Die etwas ängstlichen und empörten Vorwürfe der Homophobie, wenn es in einem Film um einen Killer geht, der reihenweise Homosexuelle niedermetzelt, sind als eine erste Reaktion - ungeachtet des letztendlichen Filmes - verständlich. Sobald der Film erschien, hätten diese Vorwürfe dennoch relativiert werden müssen. Als schwulenfeindlich lässt sich der Film nie und in keiner Weise ernsthaft klassifizieren. Das wäre zu kurz gegriffen, zu blind, zu sehr darauf erpicht, die unsichere und unkontrolliert schwingende Peitsche der political correctness zu schwingen und alles umzumähen, was bei zwei nicht auf den Bäumen ist. „Cruising“ macht sich nie über die Schwulenszene lustig, inszeniert sie nicht des Schockes wegen - viel mehr gewährt William Friedkin ihr eine urteilsfreie Ehrlichkeit und Freiheit. Und das ist der einzig richtige Weg.

Viel mehr als an der Homosexualität ist der Film jedoch auch an der von Al Pacino verkörperten Figur des Steve Burns interessiert. Er ist nicht nur die Hauptfigur, er ist auch das Hauptmotiv des Films. In ihm vereinen sich all die Fäden über innigstes Vertrauen, Hass, Liebe und die eigene (sexuelle) Identität. Burns ist Undercover-Polizist und besucht eine Art Mottoparty in einem Schwulenclub. Alle um ihn herum, mit Ausnahme von ihm selbst, sind auf einmal als Polizisten verkleidet. Es ist das erste Mal, dass Friedkin die Welt von Burns gehörig auf den Kopf stellt. In all der Verunsicherung, der Kontrolllosigkeit. Später setzt der Regisseur ebendiese Unsicherheit meisterhaft in Szene, wenn Burns den Mitbewohner seines schwulen Nachbarn durch die Tür anbrüllt. Der Nachbar antwortet, er würde die Polizei rufen. Es ist der Moment, der Burns am elendigsten zeigt. Er möchte aus seiner Haut fahren, kann aber vorerst nicht.

Wie auch später in „Killer Joe“ bewahrt sich Regisseur Friedkin sein As im Ärmel, seinen Geniestreich, seine wundersame Kraft bis zum Ende auf und schließt den Kreis der Geschichte dann so elegant und aussagekräftig, dass man seltsam zufrieden überrumpelt ist. Pacinos Charakter versucht am Ende, sich der „Schicht“ zu entledigen und wieder zu seinem alten Ich zu werden. Seine „wahre“ Identität anzunehmen - und scheitert. Als einzige Figur im Film bemerkt er, dass das nicht möglich ist. Sein Vorgesetzter, sogar seine Freundin, die im Nebenzimmer Burns’ Undercover-Verkleidung anzieht (und damit einen überwältigend starken Kontrapunkt zu ihm selbst darstellt) haben letztendlich im Umgang mit Identität, aber auch mit Homosexualität nichts gelernt.

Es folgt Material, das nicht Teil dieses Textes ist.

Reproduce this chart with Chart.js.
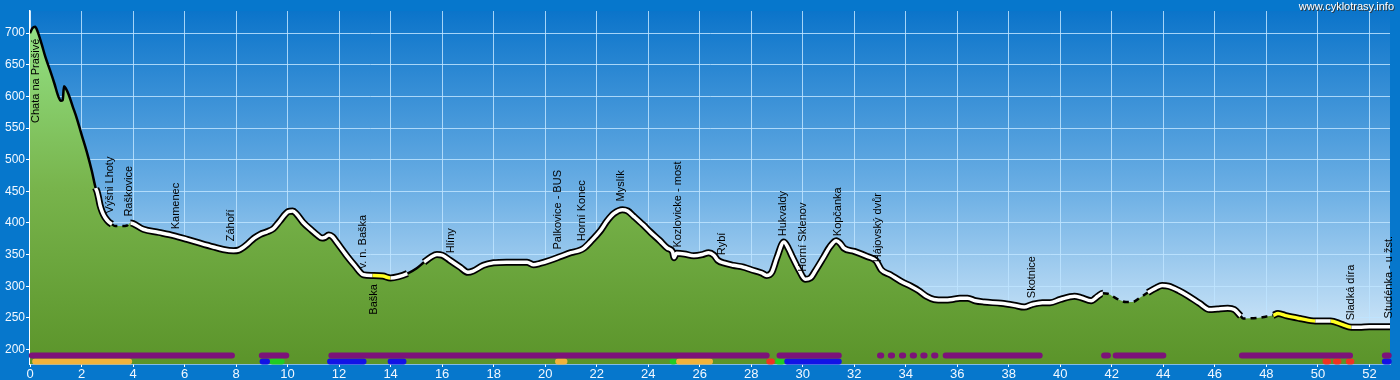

William Friedkins Film wurde damals für drei Goldene Himbeeren nominiert: Schlechtester Film, schlechtester Regisseur und schlechtestes Drehbuch. Es ist vermessen und lässt die Institution ein wenig oberflächlich dastehen. Als wären sie gar nicht daran interessiert, einen Film zu verstehen. Sondern als wären sie bloß den anfangs aufkeimenden Schreien der Kritiker gefolgt. Auf den ersten Blick ist das traurig, auf den zweiten und dritten Blick jedoch ist es fast schon verständlich. William Friedkin hat mit diesem Film vor den Kopf gestoßen. Er hat Dinge gewagt, die davor und für eine lange Zeit danach keiner wiederholt hat. Er hat einen Film inszeniert, der dem Publikum am Ende klar und deutlich ins Gesicht sagt, ein hasserfülltes und intolerantes Grüppchen zu sein. Mutig, genial und stets mit einem bösen Grinsen auf den Lippen. Am deutlichsten wird der bissige Humor Friedkins wahrscheinlich dann, wenn er amerikanisches Heiligtum angreift und die theoretischen Werte des Publikums erschüttert: Burns und die anderen Homosexuellen bewegen sich wie die männlichsten Männer der amerikanischen Geschichte, wie der Urtypus des Maskulinen: wie Cowboys.